Tally up the lines that include "chart" and state that number by itself.

(begin)

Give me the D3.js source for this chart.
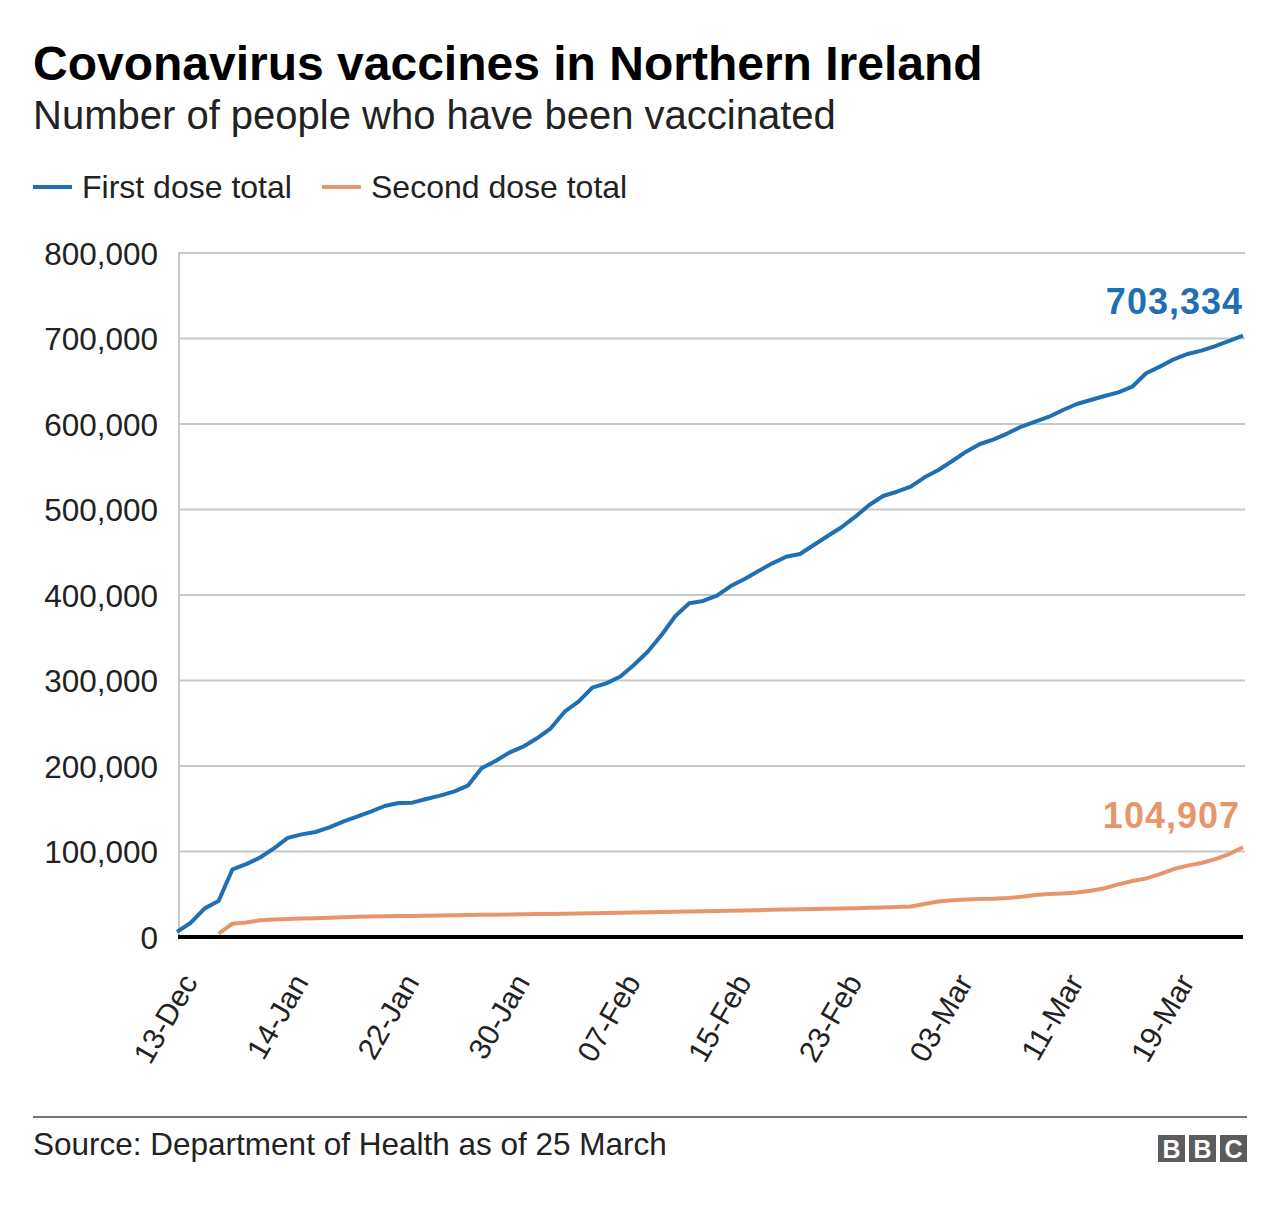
<!DOCTYPE html>
<html>
<head>
<meta charset="utf-8">
<script src="https://cdn.jsdelivr.net/npm/d3@7"></script>
<style>
  html, body { margin: 0; padding: 0; background: #fff; }
  svg text { font-family: "Liberation Sans", Arial, Helvetica, sans-serif; }
</style>
</head>
<body>
<svg id="chart" width="1280" height="1206"></svg>
<script>
// ---- data ----
const dates = [
  "13-Dec","20-Dec","27-Dec","03-Jan","10-Jan","11-Jan","12-Jan","13-Jan",
  "14-Jan","15-Jan","16-Jan","17-Jan","18-Jan","19-Jan","20-Jan","21-Jan",
  "22-Jan","23-Jan","24-Jan","25-Jan","26-Jan","27-Jan","28-Jan","29-Jan",
  "30-Jan","31-Jan","01-Feb","02-Feb","03-Feb","04-Feb","05-Feb","06-Feb",
  "07-Feb","08-Feb","09-Feb","10-Feb","11-Feb","12-Feb","13-Feb","14-Feb",
  "15-Feb","16-Feb","17-Feb","18-Feb","19-Feb","20-Feb","21-Feb","22-Feb",
  "23-Feb","24-Feb","25-Feb","26-Feb","27-Feb","28-Feb","01-Mar","02-Mar",
  "03-Mar","04-Mar","05-Mar","06-Mar","07-Mar","08-Mar","09-Mar","10-Mar",
  "11-Mar","12-Mar","13-Mar","14-Mar","15-Mar","16-Mar","17-Mar","18-Mar",
  "19-Mar","20-Mar","21-Mar","22-Mar","23-Mar","24-Mar"
];
const firstDose = [
  6000, 16700, 33500, 42000, 79000, 85200, 93000, 103700,
  116000, 120000, 122800, 128300, 134900, 140700, 146600, 153200,
  156700, 157100, 161400, 165300, 170000, 177000, 197300, 205800,
  215600, 222600, 232400, 244100, 263500, 275200, 291600, 296700,
  304400, 318100, 333700, 353200, 375400, 390300, 393000, 399200,
  410500, 418700, 428100, 437000, 444800, 448000, 458500, 469000,
  479200, 491600, 505300, 515800, 520800, 526700, 537600, 546200,
  556700, 567600, 576600, 582100, 589100, 597000, 602700, 608500,
  616400, 623400, 628100, 632700, 637000, 643600, 659300, 667100,
  675700, 681900, 685800, 691200, 697100, 703334
];
const secondDose = [
  null, null, null, 4000, 15500, 17000, 19500, 20500,
  21000, 21500, 22000, 22600, 23200, 23600, 24000, 24300,
  24500, 24700, 24900, 25100, 25300, 25600, 25900, 26100,
  26300, 26500, 26800, 27000, 27300, 27600, 27900, 28200,
  28500, 28700, 29000, 29300, 29600, 29900, 30100, 30400,
  30700, 31000, 31400, 31800, 32100, 32400, 32700, 33000,
  33300, 33700, 34100, 34500, 35000, 35600, 38500, 41500,
  43000, 44000, 44300, 44600, 45500, 47000, 49000, 50200,
  51000, 52000, 54000, 57000, 61500, 65500, 68500, 73500,
  79500, 83500, 86500, 91000, 97000, 104907
];
const yTicks = [0, 100000, 200000, 300000, 400000, 500000, 600000, 700000, 800000];
const seriesNames = ["First dose total", "Second dose total"];
const endLabels = ["703,334", "104,907"];

// ---- styles ----
const BLUE = "#1f6fb4";
const ORANGE = "#e6966a";

const svg = d3.select("#chart");

// Title & subtitle
svg.append("text").attr("x", 33).attr("y", 80)
  .style("font-size", "48px").style("font-weight", "bold").attr("fill", "#000")
  .text("Covonavirus vaccines in Northern Ireland");
svg.append("text").attr("x", 33).attr("y", 129)
  .style("font-size", "40px").attr("fill", "#222")
  .text("Number of people who have been vaccinated");

// Legend
const legend = svg.append("g");
const legendItems = [
  {name: seriesNames[0], color: BLUE, x: 33},
  {name: seriesNames[1], color: ORANGE, x: 322}
];
legendItems.forEach(it => {
  legend.append("line").attr("x1", it.x).attr("x2", it.x + 39)
    .attr("y1", 187).attr("y2", 187)
    .attr("stroke", it.color).attr("stroke-width", 4);
  legend.append("text").attr("x", it.x + 49).attr("y", 198)
    .style("font-size", "32px").attr("fill", "#222").text(it.name);
});

// Scales
const x = d3.scalePoint().domain(dates).range([177, 1243]).padding(0);
const y = d3.scaleLinear().domain([0, 800000]).range([937, 253]);

// Gridlines
svg.append("g").selectAll("line").data(yTicks.filter(d => d > 0)).join("line")
  .attr("x1", 178).attr("x2", 1245)
  .attr("y1", d => y(d)).attr("y2", d => y(d))
  .attr("stroke", "#c8c8c8").attr("stroke-width", 2);
// left axis line
svg.append("line").attr("x1", 179).attr("x2", 179)
  .attr("y1", y(800000)).attr("y2", y(0))
  .attr("stroke", "#c8c8c8").attr("stroke-width", 2);

// Y axis labels
const fmt = d3.format(",");
const yAxis = d3.axisLeft(y).tickValues(yTicks).tickSize(0).tickPadding(0)
  .tickFormat(d => fmt(d));
const gy = svg.append("g").attr("transform", "translate(158,0)").call(yAxis);
gy.select(".domain").remove();
gy.selectAll("text").style("font-size", "31.5px").attr("fill", "#222")
  .style("font-family", "'Liberation Sans', Arial, sans-serif").attr("dy", "0.35em");

// Lines
const line = d3.line()
  .defined(d => d.v != null)
  .x(d => x(d.date)).y(d => y(d.v));
const s1 = dates.map((d, i) => ({date: d, v: firstDose[i]}));
const s2 = dates.map((d, i) => ({date: d, v: secondDose[i]}));
svg.append("path").datum(s2).attr("d", line)
  .attr("fill", "none").attr("stroke", ORANGE).attr("stroke-width", 4)
  .attr("stroke-linejoin", "round");
svg.append("path").datum(s1).attr("d", line)
  .attr("fill", "none").attr("stroke", BLUE).attr("stroke-width", 4)
  .attr("stroke-linejoin", "round");

// X axis (zero line + labels)
const xAxis = d3.axisBottom(x)
  .tickValues(dates.filter((d, i) => i % 8 === 0))
  .tickSize(0);
const gx = svg.append("g").attr("transform", `translate(0,${y(0)})`).call(xAxis);
gx.select(".domain").remove();
gx.selectAll("text")
  .attr("x", 0).attr("y", 0).attr("dy", 0)
  .attr("transform", "translate(21,45) rotate(-60)")
  .style("text-anchor", "end")
  .style("font-size", "30px")
  .style("font-family", "'Liberation Sans', Arial, sans-serif")
  .attr("fill", "#222");
svg.append("line").attr("x1", 178).attr("x2", 1243)
  .attr("y1", y(0)).attr("y2", y(0))
  .attr("stroke", "#000").attr("stroke-width", 4);

// End labels
svg.append("text").attr("x", 1243).attr("y", 314)
  .attr("text-anchor", "end").style("font-size", "36px").style("font-weight", "bold")
  .style("letter-spacing", "1px")
  .attr("fill", BLUE).text(endLabels[0]);
svg.append("text").attr("x", 1240).attr("y", 828)
  .attr("text-anchor", "end").style("font-size", "36px").style("font-weight", "bold")
  .style("letter-spacing", "1px")
  .attr("fill", ORANGE).text(endLabels[1]);

// Footer
svg.append("line").attr("x1", 33).attr("x2", 1247).attr("y1", 1117).attr("y2", 1117)
  .attr("stroke", "#444").attr("stroke-width", 1.5);
svg.append("text").attr("x", 33).attr("y", 1155)
  .style("font-size", "31.5px").attr("fill", "#222")
  .text("Source: Department of Health as of 25 March");

// BBC logo
const logo = svg.append("g");
["B", "B", "C"].forEach((ch, i) => {
  const bx = 1158 + i * 31;
  logo.append("rect").attr("x", bx).attr("y", 1135).attr("width", 27).attr("height", 27)
    .attr("fill", "#5c5c5c");
  logo.append("text").attr("x", bx + 13.5).attr("y", 1158).attr("text-anchor", "middle")
    .style("font-size", "25px").style("font-weight", "bold").attr("fill", "#fff").text(ch);
});
</script>
</body>
</html>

(end)

Task solution: 3